From what I remember, the discussion started like "we need the world to end now" to "the end of the world won't be so bad because humans are aces" to "I wouldn't be that certain" and then back and forth with a load of very tightly incremental clarification. If at any point someone had expressed a desire to talk about the other 95%*, then I'd have been totally down for that too - ecology is a massive hobby topic for me as it's the bit of biology I love as much as the molecular stuff (and latterly immunology) but never took further than undergraduate study (other than aforementioned voluntary reading). But no one did.
* standard abstraction disclaimer
Chade on 9/11/2016 at 20:58
Faetal, I understood you were taking about very low probability events. I think most people did, and reading the thread I'm not entirely sure why you felt otherwise. Of course, there is always some low probability of extreme events occurring, so that particular argument isn't interesting. What is more interesting is that you clearly see ways that humans might go extinct that people like myself don't see, and you see it happening in circumstances that I don't see. Your "low probability" appears to be quite different than mine. For the record, I'm not blindly saying you're wrong and I'm right. I'm talking about the areas where we disagree because I respect your knowledge about ecosystems and I'm interested in hearing you elaborate on them. I suspect that goes for most people in this thread too.

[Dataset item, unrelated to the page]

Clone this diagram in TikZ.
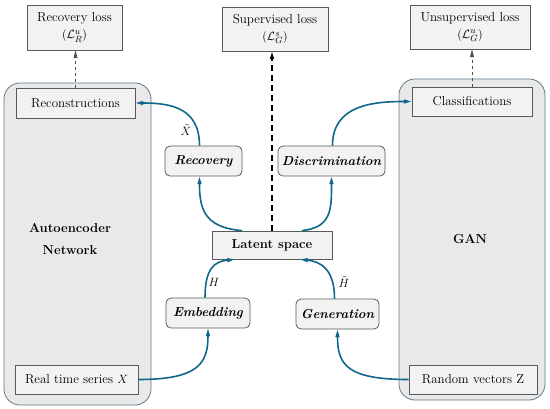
\documentclass[tikz,border=0pt]{standalone}
\usetikzlibrary{arrows.meta}
\usetikzlibrary{calc,positioning}
\tikzset{>={Stealth[inset=0pt,angle=28:8pt]}}
\definecolor{panelfill}{RGB}{233,233,233}
\definecolor{paneldraw}{RGB}{96,122,138}
\definecolor{boxfill}{RGB}{242,242,242}
\definecolor{boxdraw}{RGB}{90,90,90}
\definecolor{flowblue}{RGB}{16,103,140}
\tikzset{
  panel/.style={draw=paneldraw,fill=panelfill,line width=0.8pt,rounded corners=16pt},
  plainbox/.style={draw=boxdraw,fill=boxfill,line width=0.8pt,inner sep=0pt,font=\fontsize{13}{15}\selectfont},
  netbox/.style={plainbox,rounded corners=5pt,font=\fontsize{13}{15}\selectfont\bfseries\itshape},
  flow/.style={->,draw=flowblue,line width=1.6pt},
  lossarrow/.style={->,draw=black!70,dashed,line width=0.7pt},
}

\begin{document}
\begin{tikzpicture}[x=1pt,y=1pt,yscale=-1]
\useasboundingbox (0,0) rectangle (550,408);

%Panels
\draw [panel] (4,83) rectangle (151,405);
\draw [panel] (399,79) rectangle (545,400);
\node [font=\fontsize{13}{22}\selectfont\bfseries,align=center] (aelabel) at (70,239) {Autoencoder\\Network};
\node [font=\fontsize{13}{15}\selectfont\bfseries] (ganlabel) at (470,239) {GAN};

%Loss boxes
\node [plainbox,minimum width=95,minimum height=45,align=center] (recloss) at (74.5,27.5) {Recovery loss\\[2pt]$(\mathcal{L}_{R}^{u})$};
\node [plainbox,minimum width=106,minimum height=44,align=center] (suploss) at (275,29) {Supervised loss\\[2pt]$(\mathcal{L}_{G}^{s})$};
\node [plainbox,minimum width=120,minimum height=44,align=center] (unsloss) at (470,27) {Unsupervised loss\\[2pt]$(\mathcal{L}_{G}^{u})$};

%Boxes inside the panels
\node [plainbox,minimum width=119,minimum height=30] (recon) at (75.5,103) {Reconstructions};
\node [plainbox,minimum width=120,minimum height=29] (cls) at (472,101.5) {Classifications};
\node [plainbox,minimum width=123,minimum height=29] (rts) at (76.5,379.5) {Real time series $X$};
\node [plainbox,minimum width=128,minimum height=29] (rvz) at (473,379.5) {Random vectors Z};

%Networks
\node [netbox,minimum width=77,minimum height=30] (rec) at (203.5,161) {Recovery};
\node [netbox,minimum width=107,minimum height=30] (dis) at (331.5,161) {Discrimination};
\node [plainbox,minimum width=120,minimum height=28,font=\fontsize{13}{15}\selectfont\bfseries] (lat) at (272,245) {Latent space};
\node [netbox,minimum width=84,minimum height=30] (emb) at (208,313) {Embedding};
\node [netbox,minimum width=83,minimum height=30] (gen) at (337.5,314) {Generation};

%Loss arrows
\draw [lossarrow] (recon.north) -- (recon.north |- recloss.south);
\draw [lossarrow] (cls.north) -- (cls.north |- unsloss.south);
\draw [->,dashed,line width=1.8pt,dash pattern=on 6pt off 4pt] (lat.north) -- (lat.north |- suploss.south);

%Flow curves
\draw [flow] (rts.east) .. controls +(60,0) and +(0,35) .. (emb.south);
\draw [flow] (rvz.west) .. controls +(-62,0) and +(0,35) .. (gen.south);
\draw [flow] ([xshift=-3]emb.north) .. controls +(0,-30) and +(-20,2) .. ([xshift=-37]lat.south);
\draw [flow] ([xshift=-3]gen.north) .. controls +(0,-30) and +(20,2) .. ([xshift=28]lat.south);
\draw [flow] ([xshift=-30]lat.north) .. controls +(-38,-3) and +(0,32) .. ([xshift=-4]rec.south);
\draw [flow] ([xshift=30]lat.north) .. controls +(30,-3) and +(0,32) .. ([xshift=0]dis.south);
\draw [flow] ([xshift=-4]rec.north) .. controls +(0,-38) and +(35,0) .. (recon.east);
\draw [flow] ([xshift=1]dis.north) .. controls +(0,-40) and +(-40,0) .. (cls.west);

%Labels
\node [font=\fontsize{12}{14}\selectfont,inner sep=1pt] (xt) at (186,130) {$\tilde{X}$};
\node [font=\fontsize{12}{14}\selectfont,inner sep=1pt] (hl) at (214,282) {$H$};
\node [font=\fontsize{12}{14}\selectfont,inner sep=1pt] (ht) at (344,282) {$\tilde{H}$};
\end{tikzpicture}
\end{document}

My comment earlier was basically saying "well, it would have to be an extinction event so extreme that all large animals died out ... if some large animals could survive, then we could too", and "well, if some other animal becomes more successful than us, we'll just figure out a way to eat it, so no problem right?". And I think your response was "no, you're not thinking about basic biological processes, we simply might not have the metabolism to extract enough energy from surviving animals and plants to survive".
So about that: I'm Australian, and it wasn't all that long ago that we had a thriving society of hunter gathers on these shores (and, perhaps more relevantly, also the arid indoor areas). Not a whole lot of technology to speak of, but they ate insects, grubs, fruits, roots, leave, small game, large game ... mostly raw IIUC. We don't need wide distribution networks and modern materials in order to extract nutrients from a remarkably wide range of plants and animals. When you say that we could find an ecosystem that simply doesn't provide the energy that we require ... what would that look like? You've mentioned "weedy" plants, but what about animals? Are we talking some fundamental change in the chemicals that animals use to process food that we couldn't handle?